[Data provided]
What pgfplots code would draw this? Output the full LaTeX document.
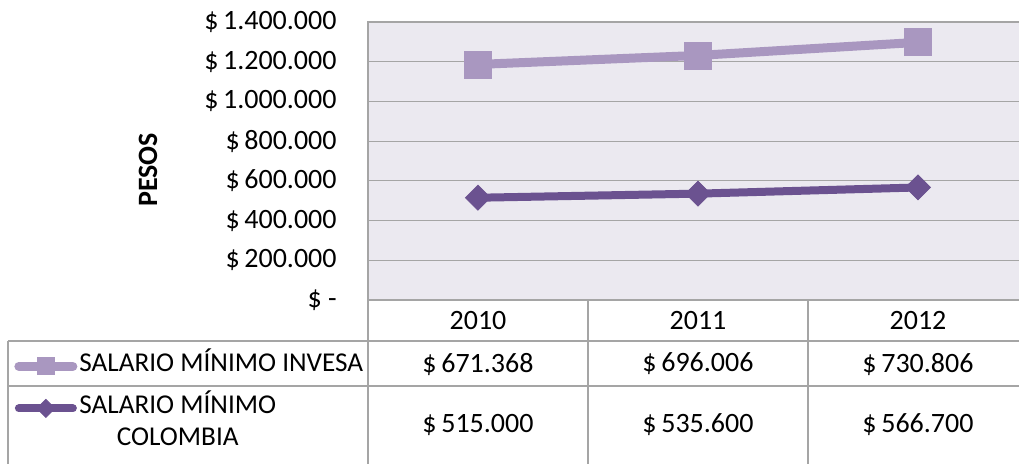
\documentclass[border=0pt]{standalone}
\usepackage{fontspec}
\setmainfont{Carlito}
\usepackage{pgfplots}
\pgfplotsset{compat=1.18}
\definecolor{invesa}{RGB}{169,151,192}
\definecolor{colombia}{RGB}{107,82,144}
\definecolor{plotbg}{RGB}{235,233,240}
\definecolor{gridc}{RGB}{165,165,165}
\newcommand\cf{\fontsize{14pt}{16.5pt}\selectfont}
\newcommand\lf{\fontsize{13.6pt}{16pt}\selectfont}
\pgfplotsset{
  keyinv/.style={legend image code/.code={\draw[mark repeat=2, mark phase=2, ##1, mark size=4.25pt, line cap=round]
        plot coordinates {(0pt,0pt)(13.5pt,0pt)(27pt,0pt)};}},
  keycol/.style={legend image code/.code={\draw[mark repeat=2, mark phase=2, ##1, mark size=3.2pt, line cap=round]
        plot coordinates {(0pt,0pt)(13.5pt,0pt)(27pt,0pt)};}},
}

\begin{document}
\begin{tikzpicture}[x=0.5pt,y=-0.5pt]
\useasboundingbox (0,0) rectangle (1019,464);
\begin{scope}
\clip (0,0) rectangle (1019,464);
\begin{axis}[
    at={(184pt,-150pt)}, anchor=south west,
    scale only axis,
    width=330pt, height=139pt,
    xmin=-0.5, xmax=2.5,
    ymin=0, ymax=1400000,
    xtick=\empty,
    scaled y ticks=false,
    ytick={0,200000,400000,600000,800000,1000000,1200000,1400000},
    yticklabels={{\$ -\hspace{6pt}},{\$\,200.000},{\$\,400.000},{\$\,600.000},{\$\,800.000},{\$\,1.000.000},{\$\,1.200.000},{\$\,1.400.000}},
    yticklabel style={font=\cf, anchor=east, inner sep=0pt, xshift=-15.5pt},
    major tick length=0pt,
    ymajorgrids,
    grid style={gridc, line width=0.6pt},
    axis line style={gridc, line width=0.6pt},
    axis background/.style={fill=plotbg},
    stack plots=y,
    reverse legend,
    legend style={at={(-0.5364,-0.205)}, anchor=north west, draw=none, fill=none,
        font=\lf, inner sep=0pt, row sep=12pt, column sep=1pt,
        nodes={inner sep=0pt, text height=7pt, text depth=2pt},
        cells={anchor=west}},
]
% Colombia (base of the stack)
\addplot[colombia, line width=4pt, mark=square*, mark size=4.4pt,
    mark options={rotate=45, line width=0.4pt}, keycol] coordinates {
    (0,515000) (1,535600) (2,566700)
};
\addlegendentry{\raisebox{0pt}[\height][0pt]{\begin{tabular}[t]{@{}c@{}}SALARIO MÍNIMO\\COLOMBIA\end{tabular}}}
% INVESA (stacked on top)
\addplot[invesa, line width=4.5pt, mark=square*, mark size=6.75pt,
    mark options={line width=0.4pt}, keyinv] coordinates {
    (0,671368) (1,696006) (2,730806)
};
\addlegendentry{SALARIO MÍNIMO INVESA}
\end{axis}

% data table
\draw[gridc, line width=0.6pt] (368,300) -- (368,470);
\draw[gridc, line width=0.6pt] (588,300) -- (588,470);
\draw[gridc, line width=0.6pt] (808,300) -- (808,470);
\draw[gridc, line width=0.6pt] (1028,300) -- (1028,470);
\draw[gridc, line width=0.6pt] (8,341) -- (1028,341);
\draw[gridc, line width=0.6pt] (8,386) -- (1028,386);
\draw[gridc, line width=0.6pt] (8,341) -- (8,470);
\end{scope}

\node[font=\cf\bfseries, rotate=90] at (148,170) {PESOS};

\node[font=\cf] at (478,321) {2010};
\node[font=\cf] at (698,321) {2011};
\node[font=\cf] at (918,321) {2012};
\node[font=\cf] at (478,364) {\$\,671.368};
\node[font=\cf] at (698,364) {\$\,696.006};
\node[font=\cf] at (918,364) {\$\,730.806};
\node[font=\cf] at (478,425) {\$\,515.000};
\node[font=\cf] at (698,425) {\$\,535.600};
\node[font=\cf] at (918,425) {\$\,566.700};
\end{tikzpicture}
\end{document}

[What is needed]
Using the data above, write out every line exactly, leaving the images behind.

[Completed exercise]
What pgfplots code would draw this? Output the full LaTeX document.
\documentclass[border=0pt]{standalone}
\usepackage{fontspec}
\setmainfont{Carlito}
\usepackage{pgfplots}
\pgfplotsset{compat=1.18}
\definecolor{invesa}{RGB}{169,151,192}
\definecolor{colombia}{RGB}{107,82,144}
\definecolor{plotbg}{RGB}{235,233,240}
\definecolor{gridc}{RGB}{165,165,165}
\newcommand\cf{\fontsize{14pt}{16.5pt}\selectfont}
\newcommand\lf{\fontsize{13.6pt}{16pt}\selectfont}
\pgfplotsset{
  keyinv/.style={legend image code/.code={\draw[mark repeat=2, mark phase=2, ##1, mark size=4.25pt, line cap=round]
        plot coordinates {(0pt,0pt)(13.5pt,0pt)(27pt,0pt)};}},
  keycol/.style={legend image code/.code={\draw[mark repeat=2, mark phase=2, ##1, mark size=3.2pt, line cap=round]
        plot coordinates {(0pt,0pt)(13.5pt,0pt)(27pt,0pt)};}},
}

\begin{document}
\begin{tikzpicture}[x=0.5pt,y=-0.5pt]
\useasboundingbox (0,0) rectangle (1019,464);
\begin{scope}
\clip (0,0) rectangle (1019,464);
\begin{axis}[
    at={(184pt,-150pt)}, anchor=south west,
    scale only axis,
    width=330pt, height=139pt,
    xmin=-0.5, xmax=2.5,
    ymin=0, ymax=1400000,
    xtick=\empty,
    scaled y ticks=false,
    ytick={0,200000,400000,600000,800000,1000000,1200000,1400000},
    yticklabels={{\$ -\hspace{6pt}},{\$\,200.000},{\$\,400.000},{\$\,600.000},{\$\,800.000},{\$\,1.000.000},{\$\,1.200.000},{\$\,1.400.000}},
    yticklabel style={font=\cf, anchor=east, inner sep=0pt, xshift=-15.5pt},
    major tick length=0pt,
    ymajorgrids,
    grid style={gridc, line width=0.6pt},
    axis line style={gridc, line width=0.6pt},
    axis background/.style={fill=plotbg},
    stack plots=y,
    reverse legend,
    legend style={at={(-0.5364,-0.205)}, anchor=north west, draw=none, fill=none,
        font=\lf, inner sep=0pt, row sep=12pt, column sep=1pt,
        nodes={inner sep=0pt, text height=7pt, text depth=2pt},
        cells={anchor=west}},
]
% Colombia (base of the stack)
\addplot[colombia, line width=4pt, mark=square*, mark size=4.4pt,
    mark options={rotate=45, line width=0.4pt}, keycol] coordinates {
    (0,515000) (1,535600) (2,566700)
};
\addlegendentry{\raisebox{0pt}[\height][0pt]{\begin{tabular}[t]{@{}c@{}}SALARIO MÍNIMO\\COLOMBIA\end{tabular}}}
% INVESA (stacked on top)
\addplot[invesa, line width=4.5pt, mark=square*, mark size=6.75pt,
    mark options={line width=0.4pt}, keyinv] coordinates {
    (0,671368) (1,696006) (2,730806)
};
\addlegendentry{SALARIO MÍNIMO INVESA}
\end{axis}

% data table
\draw[gridc, line width=0.6pt] (368,300) -- (368,470);
\draw[gridc, line width=0.6pt] (588,300) -- (588,470);
\draw[gridc, line width=0.6pt] (808,300) -- (808,470);
\draw[gridc, line width=0.6pt] (1028,300) -- (1028,470);
\draw[gridc, line width=0.6pt] (8,341) -- (1028,341);
\draw[gridc, line width=0.6pt] (8,386) -- (1028,386);
\draw[gridc, line width=0.6pt] (8,341) -- (8,470);
\end{scope}

\node[font=\cf\bfseries, rotate=90] at (148,170) {PESOS};

\node[font=\cf] at (478,321) {2010};
\node[font=\cf] at (698,321) {2011};
\node[font=\cf] at (918,321) {2012};
\node[font=\cf] at (478,364) {\$\,671.368};
\node[font=\cf] at (698,364) {\$\,696.006};
\node[font=\cf] at (918,364) {\$\,730.806};
\node[font=\cf] at (478,425) {\$\,515.000};
\node[font=\cf] at (698,425) {\$\,535.600};
\node[font=\cf] at (918,425) {\$\,566.700};
\end{tikzpicture}
\end{document}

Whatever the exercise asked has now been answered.